## EXERCISE AIM:
Produce an exact copy of the lines below that run from the line containing "Recreate this image" to the line containing "43.6, 49.2, 54.1, 58.6, 62.9, 66.8, 70.5, 74.1, 77.4, 80]", inclusive; any picture is omitted.

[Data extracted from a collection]
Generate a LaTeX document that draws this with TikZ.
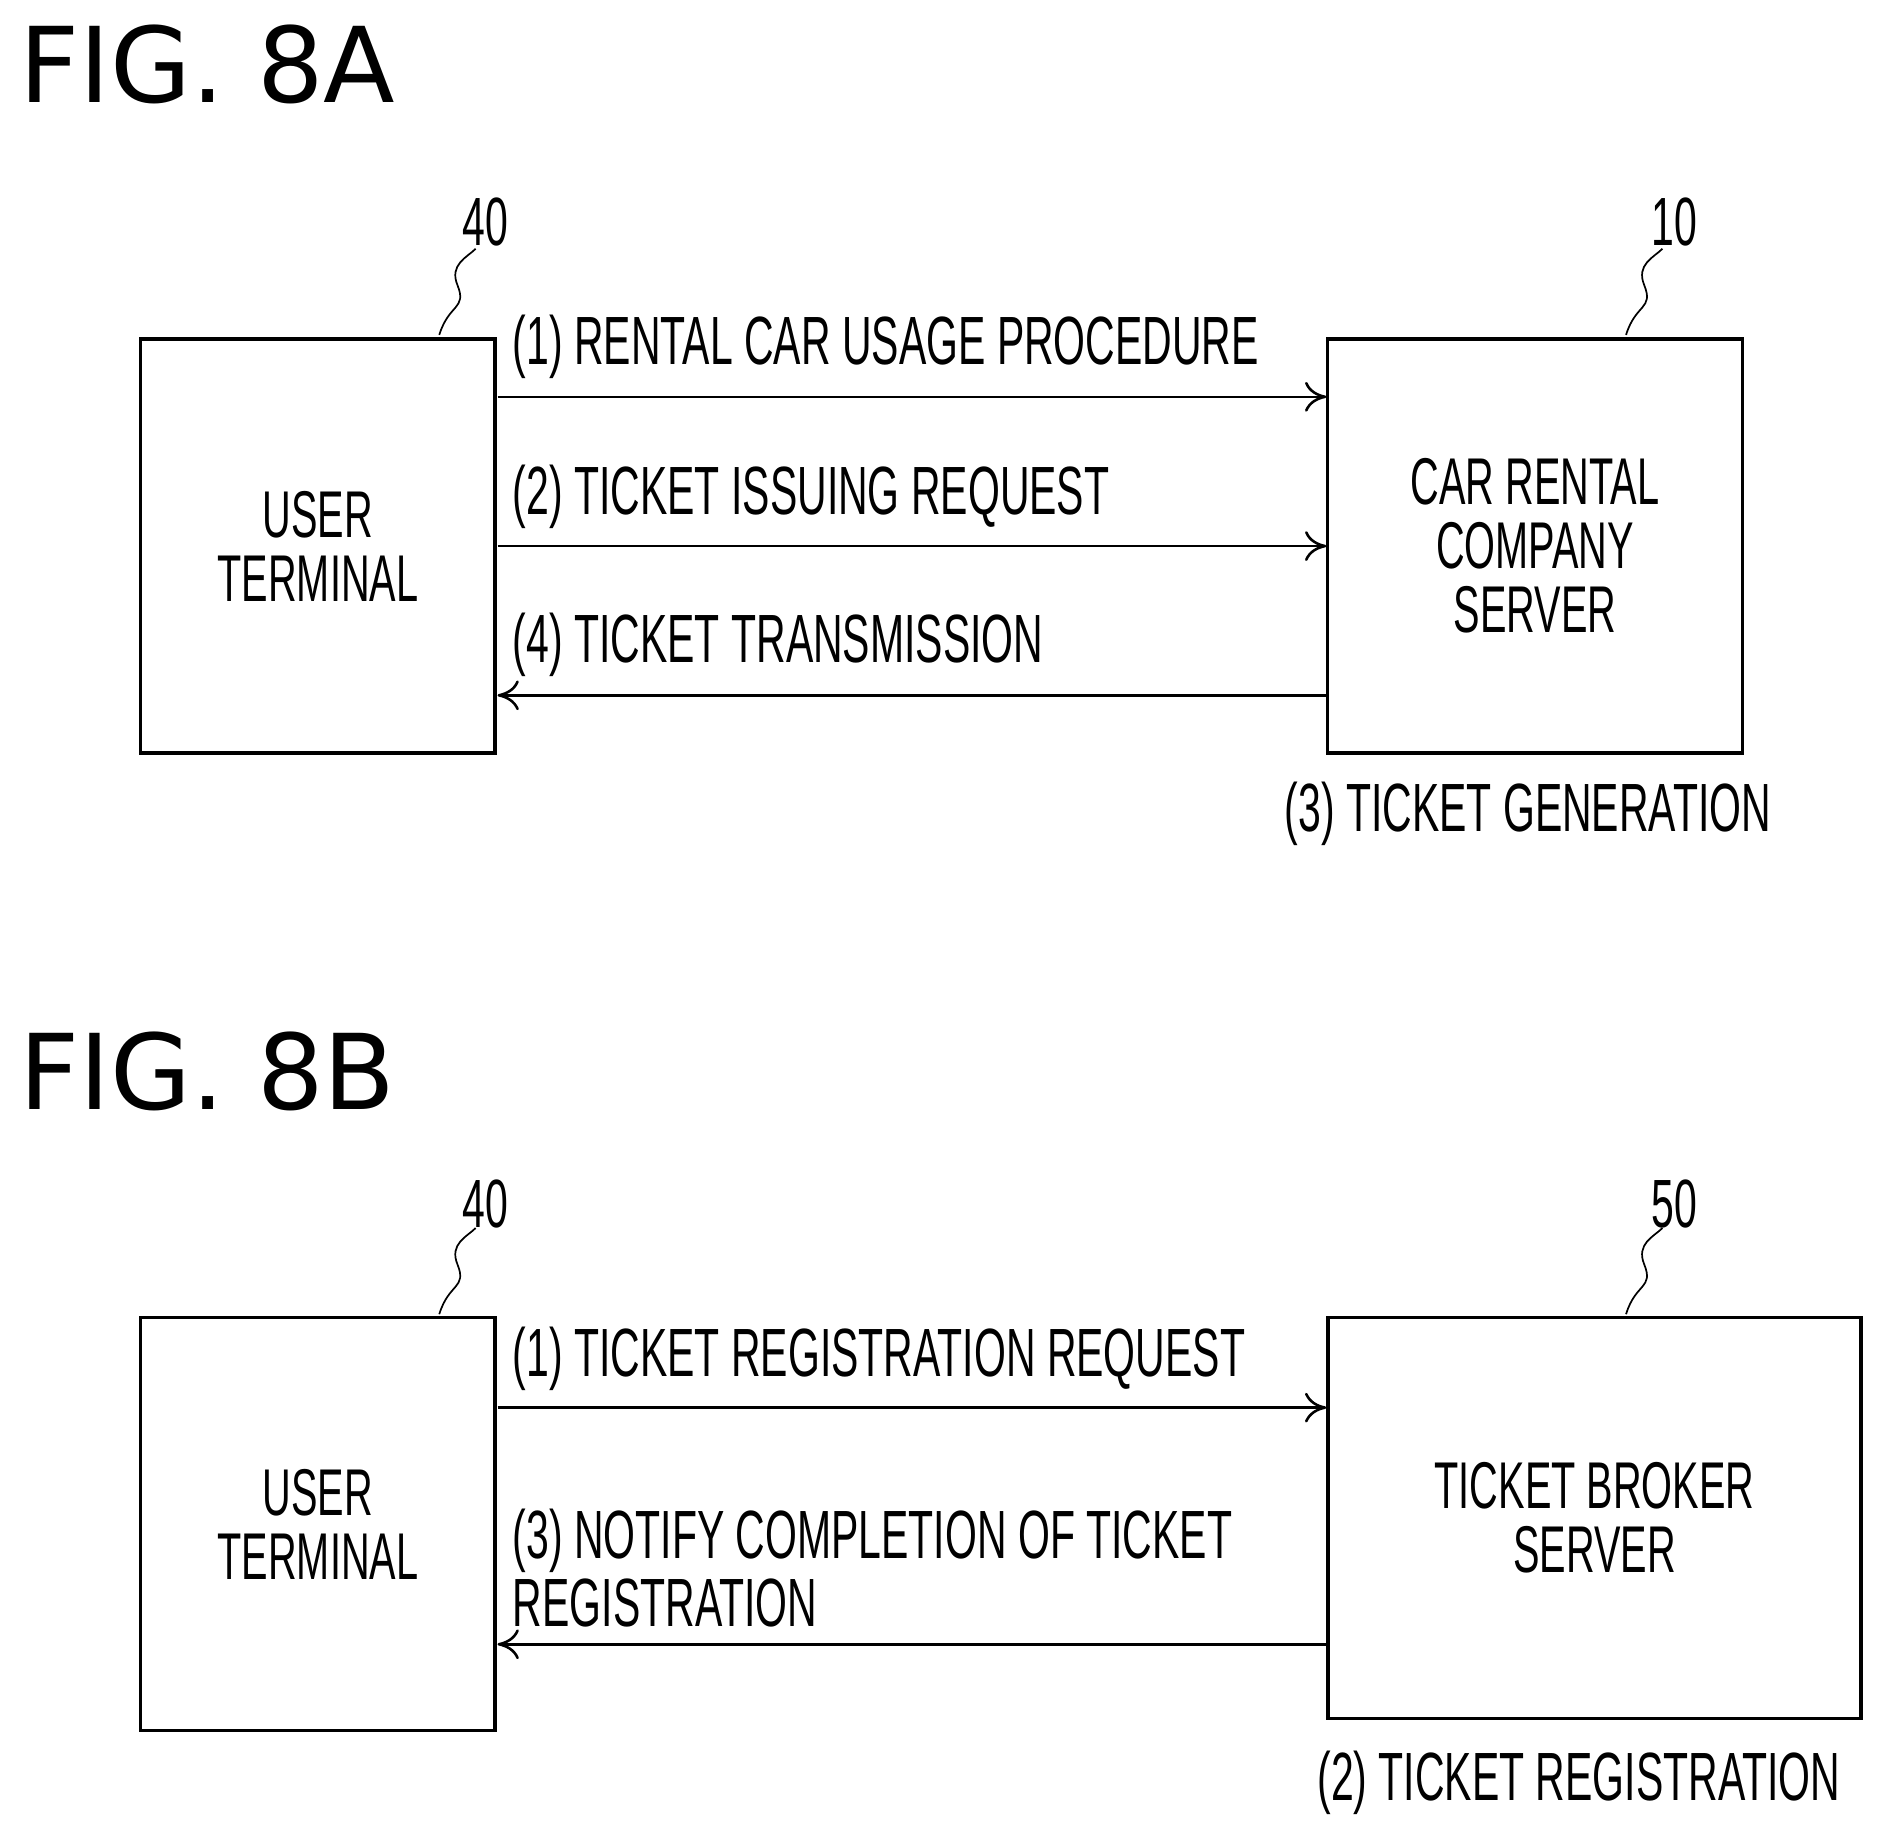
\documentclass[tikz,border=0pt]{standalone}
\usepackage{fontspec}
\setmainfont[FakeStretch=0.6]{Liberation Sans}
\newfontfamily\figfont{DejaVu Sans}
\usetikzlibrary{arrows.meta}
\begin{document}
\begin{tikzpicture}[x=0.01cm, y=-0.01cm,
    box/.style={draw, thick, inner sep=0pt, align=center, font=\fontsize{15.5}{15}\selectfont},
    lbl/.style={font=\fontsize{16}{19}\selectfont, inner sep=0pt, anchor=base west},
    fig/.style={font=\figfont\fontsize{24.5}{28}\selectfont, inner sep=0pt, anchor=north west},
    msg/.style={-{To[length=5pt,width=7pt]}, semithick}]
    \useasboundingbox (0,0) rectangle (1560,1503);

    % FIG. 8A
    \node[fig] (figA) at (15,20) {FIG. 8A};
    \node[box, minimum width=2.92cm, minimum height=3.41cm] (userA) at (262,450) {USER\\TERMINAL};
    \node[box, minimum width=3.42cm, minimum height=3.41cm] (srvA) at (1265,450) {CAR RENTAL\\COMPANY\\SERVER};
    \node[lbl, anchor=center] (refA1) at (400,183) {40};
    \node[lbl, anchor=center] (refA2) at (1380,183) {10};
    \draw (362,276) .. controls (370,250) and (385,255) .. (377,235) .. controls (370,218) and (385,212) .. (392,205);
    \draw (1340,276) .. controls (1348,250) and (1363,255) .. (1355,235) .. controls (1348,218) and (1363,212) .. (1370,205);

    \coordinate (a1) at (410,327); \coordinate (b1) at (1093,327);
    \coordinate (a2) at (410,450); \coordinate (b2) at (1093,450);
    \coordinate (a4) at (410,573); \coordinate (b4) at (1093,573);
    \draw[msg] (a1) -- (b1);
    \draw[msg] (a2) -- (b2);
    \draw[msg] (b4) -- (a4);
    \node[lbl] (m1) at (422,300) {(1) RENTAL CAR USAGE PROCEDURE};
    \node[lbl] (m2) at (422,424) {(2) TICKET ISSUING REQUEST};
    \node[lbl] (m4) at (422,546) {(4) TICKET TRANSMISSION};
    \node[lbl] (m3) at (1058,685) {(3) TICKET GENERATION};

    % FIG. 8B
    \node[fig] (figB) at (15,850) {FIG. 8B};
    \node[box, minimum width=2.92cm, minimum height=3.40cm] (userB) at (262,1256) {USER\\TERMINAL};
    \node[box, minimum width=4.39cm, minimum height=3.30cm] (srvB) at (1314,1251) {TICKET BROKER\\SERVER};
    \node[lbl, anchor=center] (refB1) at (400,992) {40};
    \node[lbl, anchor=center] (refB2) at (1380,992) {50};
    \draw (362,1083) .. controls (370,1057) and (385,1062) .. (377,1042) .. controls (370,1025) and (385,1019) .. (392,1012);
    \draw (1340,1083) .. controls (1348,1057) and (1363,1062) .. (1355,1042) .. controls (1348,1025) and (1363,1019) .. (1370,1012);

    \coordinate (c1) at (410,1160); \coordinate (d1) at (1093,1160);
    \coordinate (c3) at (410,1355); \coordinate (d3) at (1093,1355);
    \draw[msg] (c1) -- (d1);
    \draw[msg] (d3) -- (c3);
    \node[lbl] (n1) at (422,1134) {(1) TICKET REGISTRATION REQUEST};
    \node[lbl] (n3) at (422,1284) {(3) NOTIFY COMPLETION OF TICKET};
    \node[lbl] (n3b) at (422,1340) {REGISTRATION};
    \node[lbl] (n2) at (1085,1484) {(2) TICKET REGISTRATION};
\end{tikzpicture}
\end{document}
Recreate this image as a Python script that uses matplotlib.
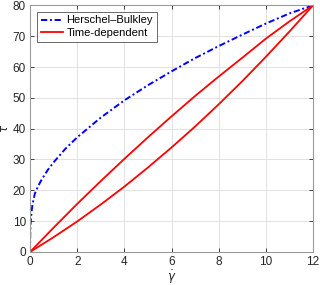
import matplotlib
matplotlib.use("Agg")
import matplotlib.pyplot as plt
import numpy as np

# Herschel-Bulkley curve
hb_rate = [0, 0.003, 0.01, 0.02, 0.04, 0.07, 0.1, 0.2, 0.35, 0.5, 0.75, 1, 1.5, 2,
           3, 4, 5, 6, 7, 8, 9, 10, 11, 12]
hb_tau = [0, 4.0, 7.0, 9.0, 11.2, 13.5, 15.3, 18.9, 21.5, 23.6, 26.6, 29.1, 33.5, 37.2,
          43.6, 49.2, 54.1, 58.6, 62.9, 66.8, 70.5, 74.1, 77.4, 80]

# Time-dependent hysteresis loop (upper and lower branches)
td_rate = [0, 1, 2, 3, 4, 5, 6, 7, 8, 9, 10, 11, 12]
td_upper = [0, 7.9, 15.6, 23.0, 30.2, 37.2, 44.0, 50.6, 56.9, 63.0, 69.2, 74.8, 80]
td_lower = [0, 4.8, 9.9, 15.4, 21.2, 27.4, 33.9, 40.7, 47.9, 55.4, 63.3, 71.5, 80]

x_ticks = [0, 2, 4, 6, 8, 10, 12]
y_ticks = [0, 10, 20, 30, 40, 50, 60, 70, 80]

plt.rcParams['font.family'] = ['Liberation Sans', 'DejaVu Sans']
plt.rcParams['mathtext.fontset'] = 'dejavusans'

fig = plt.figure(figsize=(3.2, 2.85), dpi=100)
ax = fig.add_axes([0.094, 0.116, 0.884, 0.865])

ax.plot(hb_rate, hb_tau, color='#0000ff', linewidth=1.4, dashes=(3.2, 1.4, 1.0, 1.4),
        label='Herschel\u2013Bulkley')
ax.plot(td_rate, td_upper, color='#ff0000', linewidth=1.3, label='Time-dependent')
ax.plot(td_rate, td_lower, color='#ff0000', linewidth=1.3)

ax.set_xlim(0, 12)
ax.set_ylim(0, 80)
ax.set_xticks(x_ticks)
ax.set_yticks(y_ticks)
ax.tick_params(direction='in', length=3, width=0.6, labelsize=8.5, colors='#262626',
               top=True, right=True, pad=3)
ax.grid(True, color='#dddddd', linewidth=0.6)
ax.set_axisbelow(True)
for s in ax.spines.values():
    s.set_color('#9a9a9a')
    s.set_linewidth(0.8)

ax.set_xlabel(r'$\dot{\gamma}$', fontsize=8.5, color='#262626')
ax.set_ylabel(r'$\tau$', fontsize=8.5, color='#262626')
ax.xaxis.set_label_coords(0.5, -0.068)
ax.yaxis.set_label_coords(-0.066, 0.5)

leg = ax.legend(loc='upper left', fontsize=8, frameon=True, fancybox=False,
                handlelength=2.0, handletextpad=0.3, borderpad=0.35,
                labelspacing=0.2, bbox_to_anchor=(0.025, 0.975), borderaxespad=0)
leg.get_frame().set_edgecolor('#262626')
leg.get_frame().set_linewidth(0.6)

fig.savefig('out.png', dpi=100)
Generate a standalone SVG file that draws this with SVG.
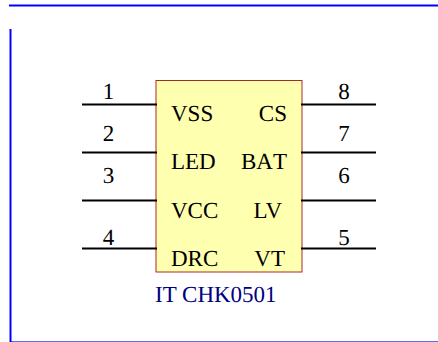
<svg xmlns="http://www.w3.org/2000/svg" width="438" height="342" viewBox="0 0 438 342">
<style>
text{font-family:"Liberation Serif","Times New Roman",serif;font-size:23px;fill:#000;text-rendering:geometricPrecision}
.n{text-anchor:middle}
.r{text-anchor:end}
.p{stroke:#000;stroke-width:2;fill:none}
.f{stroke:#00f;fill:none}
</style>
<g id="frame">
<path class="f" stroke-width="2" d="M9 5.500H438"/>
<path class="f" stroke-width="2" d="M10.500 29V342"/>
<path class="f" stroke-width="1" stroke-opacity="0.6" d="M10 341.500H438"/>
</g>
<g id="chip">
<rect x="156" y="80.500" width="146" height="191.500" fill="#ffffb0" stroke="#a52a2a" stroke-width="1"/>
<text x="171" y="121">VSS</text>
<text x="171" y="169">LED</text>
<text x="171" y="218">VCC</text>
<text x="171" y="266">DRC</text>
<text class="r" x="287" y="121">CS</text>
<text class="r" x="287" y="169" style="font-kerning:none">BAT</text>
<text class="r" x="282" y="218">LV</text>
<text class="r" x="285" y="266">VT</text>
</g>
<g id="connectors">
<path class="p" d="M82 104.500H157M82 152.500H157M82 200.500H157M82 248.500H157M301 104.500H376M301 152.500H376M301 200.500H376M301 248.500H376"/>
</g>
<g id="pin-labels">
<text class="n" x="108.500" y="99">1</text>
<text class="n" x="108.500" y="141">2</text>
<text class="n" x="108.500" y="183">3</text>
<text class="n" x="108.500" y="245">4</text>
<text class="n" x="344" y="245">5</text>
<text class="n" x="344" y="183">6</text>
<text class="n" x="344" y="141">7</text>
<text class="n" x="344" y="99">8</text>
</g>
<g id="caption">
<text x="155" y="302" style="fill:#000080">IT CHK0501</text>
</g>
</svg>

## SOLUTION FOR THIS PROBLEM:
Recreate this image as a Python script that uses matplotlib.
import matplotlib
matplotlib.use("Agg")
import matplotlib.pyplot as plt
import numpy as np

# Herschel-Bulkley curve
hb_rate = [0, 0.003, 0.01, 0.02, 0.04, 0.07, 0.1, 0.2, 0.35, 0.5, 0.75, 1, 1.5, 2,
           3, 4, 5, 6, 7, 8, 9, 10, 11, 12]
hb_tau = [0, 4.0, 7.0, 9.0, 11.2, 13.5, 15.3, 18.9, 21.5, 23.6, 26.6, 29.1, 33.5, 37.2,
          43.6, 49.2, 54.1, 58.6, 62.9, 66.8, 70.5, 74.1, 77.4, 80]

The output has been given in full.